Coniglio described the impact of Madoff on Palm Beach as “a devastating not only financial loss, but certainly an emotional … sense of betrayal.”

At the time, Mandel recalls many friends in the Palm Beach community asking him, “Have you got any money with Madoff?”

Although they both belonged to the Palm Beach Country Club, Mandel only met Madoff after friends introduced the two and they talked for an hour and a half in his home.

“He’s in jail, but he’s brilliant. Literally, I was dazzled.”

Dazzled aside, Mandel recalls explaining to Madoff, “We have to understand how you make your money,” and remembers the response: “It’s a trade secret.”

The lack of transparency, coupled with the fact that Mandel required a first-rate auditing firm and Madoff used a firm with no reputation, drove the decision not to invest.

“We decided not to go with him because he just violated two principles,” Mandel said.

In his book, Mandel describes former Brandeis President Jehuda Reinharz, who now serves as president of the Mandel Foundation, and who he began recruiting in 2008, as an example of an “enthusiastic yes” hire.

Reinharz’s greatest asset, Mandel believes, is that “he’s a very, very nice guy and people warm up to that.” The donation to campus for the Mandel Center, he explained, grew from a conversation over dinner in his Palm Beach home, not a request for money to the university.

A strong proponent of the humanities, Mandel urged college students to view their undergraduate degrees as a ticket to “function in a free society,” adding, “I don’t think college is a trade school.”

The Mandel family’s commitment to humanities extends beyond Brandeis.

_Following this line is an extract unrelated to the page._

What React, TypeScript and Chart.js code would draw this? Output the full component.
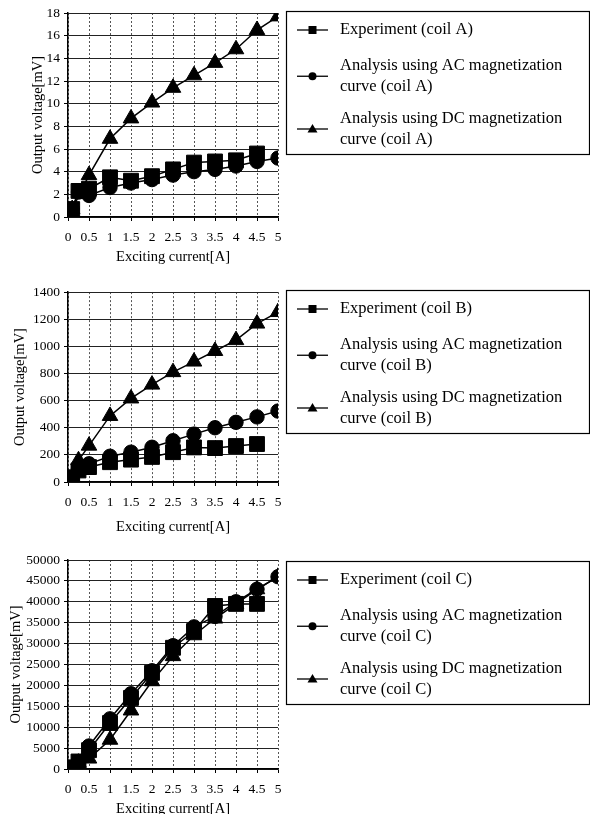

They launched the Mandel Center for Studies in Jewish Education, and the Mandel Foundation also donated $18 million to create the Jack, Joseph and Morton Mandel School for Advanced Studies in the Humanities at Hebrew University in Jerusalem.

The first key to success, in education, business or philanthropy, Mandel believes, is knowing what you want, even if it changes over time.

“If you don’t know what success is, you can’t achieve it.”